Authors pretend their stories were always shiny
and just waiting to be written.
“The truth is, writing is this:
and occasionally great
but usually not.
“Even I have lied about writing.
I have told people writing this book has been like brushing away dirt from a fossil.
What a load of shit.
It has been like hacking away at a freezer with a screwdriver...”
“I wrote this book after my kids went to sleep.
I wrote this book on subways
and on airplanes
and in between setups while I shot a television show.
I wrote this book from scribbled thoughts I kept in the Notes app on my iPhone
and conversations I had with myself
in my own head
before I went to sleep.
“I wrote it ugly and in pieces.”
What's the hardest part about all of this?
Deciding to show up, every day.
Knowing that some days you'll have 10 minutes to write before a doctor's appointment, and that's it, and doing it anyway.
Knowing that other days you'll have three 15 minute segments to write down your ideas, and feeling exhausted from running around all day, and doing it anyway.
It's hands down the hardest part.
Especially when you know that some days you're going to sit down, because you actually have the time to write... and nothing comes out. Or you get emotional about the subject matter. Or you have the time... and you start cleaning instead.

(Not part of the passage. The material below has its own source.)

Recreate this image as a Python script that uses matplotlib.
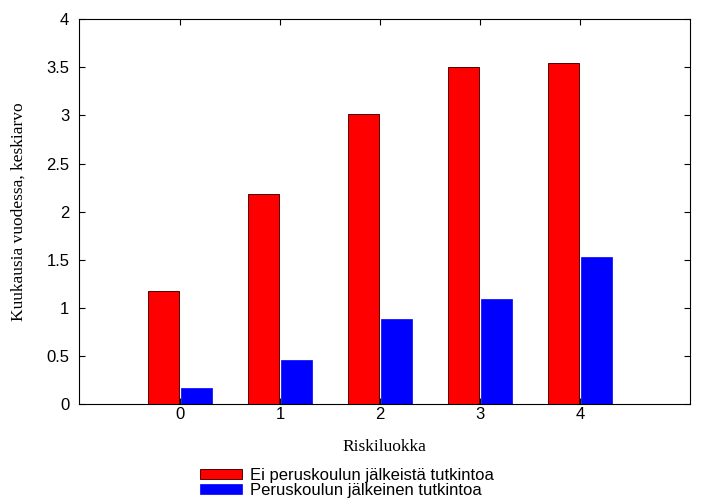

Steven Pressfield, author of The War of Art, writes:
The amateur believes he must first overcome his
fear; then he can do hiswork. The professional knows that fear can never be overcome. He knows there is no such thing as a fearless warrior or a dread free artist... He's still terrified but he forces himself forward in spite of his fear. He knows that once he gets out into the action, his fear will recede and he'll be ok.
Are you ready to become a professional writer? Are you ready to show up every day?
What's keeping you from getting there? What's holding you back from writing the book you're meant to write?